Ia mengatakan, berita tersebut adalah daur ulang dan pernah terbit pada 20 Juni 2017 lalu. Makalah tersebut mengkaji naiknya risiko ketidakmampuan kapasitas tubuh manusia bertahan terhadap panas (thermoregulatory) akibat kenaikan temperatur perubahan iklim.
"Artikel tersebut berasal dari paper ilmiah Camilo Mora Dkk dari Universitas Hawai, yang terbit di Jurnal Nature Climate Change Juni 2017 berjudul Global Risk of Deadly Heat," kata Herizal, dalam keterangan tertulis, Jumat (20/4).
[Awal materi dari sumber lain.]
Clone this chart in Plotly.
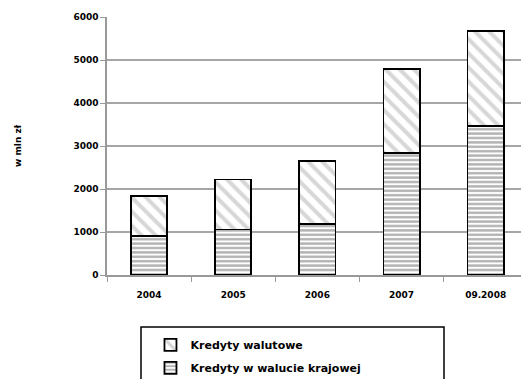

Dia mengatakan isi penelitian lebih membahas pada skala global dan tidak menyebut Indonesia secara spesifik. Data kejadian gelombang panas yang dipakai sebagai dasar analisis dan pengambilan kesimpulan tidak ada satupun yang berasal dari Indonesia
Herizal menegaskan pemberitaan DW Indonesia dengan judul yang bombastis dengan kesan terkonsentrasi pada dampak besar yang akan terjadi di Indonesia sebenarnya tidak cukup relevan dengan kajian ilmiah paper tersebut. Selain tidak menyebut Indonesia secara spesifik, juga data kejadian gelombang panas yang dipakai sebagai dasar analisis dan pengambilan kesimpulan tidak ada satu pun berasal dari Indonesia
Indonesia, kata Herizal, belum pernah mencatat terjadinya gelombang panas yang berdampak kematian. Selain itu belum terdapat kajian dampak gelombang panas dengan menggunakan batas atas (threshold) suhu permukaan dan kelembaban udara tersebut terhadap fisiologi tubuh orang Indonesia.
"Bagi orang Indonesia threshold tersebut mungkin belum memberikan dampak mematikan," kata dia.